Reputable conservation nonprofits like the Land Trust Alliance also are fighting back against those who have been exploiting the tax deduction, pushing Congress to enact the Charitable Conservation Easement Program Integrity Act, which would curb abuses of the tax incentive and ensure that the deduction remains available to those whose sole ambition is to conserve land — not make a profit.
It’s been gratifying, Looney said, to see so many people responding to the evidence and taking action to try to stop the abuse. Cook, the public finance manager for Arnold Ventures, echoed the sentiment.
“The notion that really good, nonpartisan data and evidence can lead to positive change is a core part of our approach to philanthropy,” Cook said. “That’s the great part of funding a group like the Tax Policy Center; they asked these complicated questions that wouldn’t be obvious to a layperson, but they were able to dig into them and diagnose a problem that impacts the nation broadly.”
Looney knows that with a tax code as large and complicated as ours is, there are likely other abuses and unintended consequences to uncover. And his research continues. His current focus has been on Opportunity Zones, a new provision enacted in the 2017 Tax Cuts and Jobs Act.
“There are plenty of examples of places where opportunistic taxpayers have taken advantage of what was intended to be a relatively anodyne subsidy and turned it into a shelter or have used it for unintended purposes,” Looney said.
Tax abuses often take years to surface — and many more years to shut down.
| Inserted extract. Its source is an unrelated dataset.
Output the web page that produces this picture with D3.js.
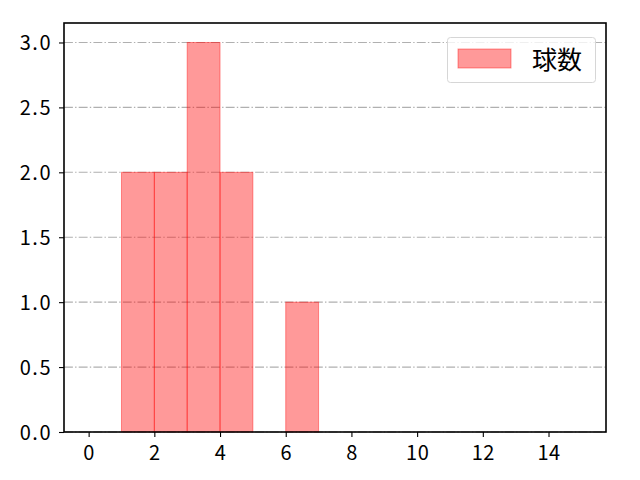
<!DOCTYPE html>
<html><head><meta charset="utf-8">
<script src="https://cdn.jsdelivr.net/npm/d3@7"></script>
<style>body{margin:0;background:#fff}svg{display:block}text{font-family:"Noto Sans CJK JP","DejaVu Sans",sans-serif}</style>
</head><body><svg id="c" width="640" height="480"></svg>
<script>
const binStarts = [1, 2, 3, 4, 6];
const binEnds   = [2, 3, 4, 5, 7];
const counts    = [2, 2, 3, 2, 1];
const xTicks = [0, 2, 4, 6, 8, 10, 12, 14];
const yTicks = [0, 0.5, 1.0, 1.5, 2.0, 2.5, 3.0];
const seriesName = "球数";

const svg = d3.select("#c");
const L = 64, R = 606, T = 23, B = 432;
const x = d3.scaleLinear().domain([-0.75, 15.75]).range([L, R]);
const y = d3.scaleLinear().domain([0, 3.15]).range([B, T]);

// grid
svg.append("g").selectAll("line").data(yTicks).join("line")
  .attr("x1", L).attr("x2", R).attr("y1", d => y(d)).attr("y2", d => y(d))
  .attr("stroke", "#b0b0b0").attr("stroke-width", 1.1).attr("stroke-dasharray", "8.9,2.2,1.4,2.2");

// bars
svg.append("g").selectAll("rect").data(counts).join("rect")
  .attr("x", (d, i) => x(binStarts[i]))
  .attr("width", (d, i) => x(binEnds[i]) - x(binStarts[i]))
  .attr("y", d => y(d)).attr("height", d => B - y(d))
  .attr("fill", "rgb(255,0,0)").attr("fill-opacity", 0.4)
  .attr("stroke", "rgb(255,0,0)").attr("stroke-opacity", 0.4).attr("stroke-width", 1);

// axes
const xa = svg.append("g").attr("transform", `translate(0,${B})`)
  .call(d3.axisBottom(x).tickValues(xTicks).tickSize(5).tickPadding(8).tickFormat(d3.format("d")));
const ya = svg.append("g").attr("transform", `translate(${L},0)`)
  .call(d3.axisLeft(y).tickValues(yTicks).tickSize(5).tickPadding(7).tickFormat(d3.format(".1f")));
[xa, ya].forEach(g => {
  g.attr("font-size", 20).attr("font-family", '"Noto Sans CJK JP","DejaVu Sans",sans-serif');
  g.select(".domain").remove();
  g.selectAll("line").attr("stroke", "#000").attr("stroke-width", 1.1);
  g.selectAll("text").style("font-size", "20px").attr("fill", "#000");
});
xa.selectAll("text").attr("dy", "0.75em").attr("letter-spacing", 0.5);
ya.selectAll("text").attr("dy", "0.35em").attr("letter-spacing", 1.5);

// frame
svg.append("rect").attr("x", L).attr("y", T).attr("width", R - L).attr("height", B - T)
  .attr("fill", "none").attr("stroke", "#000").attr("stroke-width", 1.6);

// legend
const lg = svg.append("g");
lg.append("rect").attr("x", 447.5).attr("y", 37.5).attr("width", 148).attr("height", 45).attr("rx", 3)
  .attr("fill", "#fff").attr("fill-opacity", 0.8).attr("stroke", "#d6d6d6").attr("stroke-width", 1);
lg.append("rect").attr("x", 458).attr("y", 49).attr("width", 53).attr("height", 19)
  .attr("fill", "rgb(255,0,0)").attr("fill-opacity", 0.4)
  .attr("stroke", "rgb(255,0,0)").attr("stroke-opacity", 0.4);
lg.append("text").attr("x", 532).attr("y", 60).attr("dy", "0.35em").style("font-size", "25px")
  .attr("fill", "#000").text(seriesName);
</script></body></html>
“I’m pretty sure that when Congress enacted the conservation easement provision, they did not intend for it to be used this way, they were unaware of the abuses, few people really knew how much the provision was costing them, and how it effectively had been weaponized from a relatively innocuous tool of conservation policy to the world’s largest tax shelter,” Looney said. “I was in a position to make people aware we had a big problem and then to describe that problem and propose a range of solutions for policymakers to choose among.”
Looney, for one, is grateful to have the opportunity to research these issues because without documentation, the problems will only continue to grow.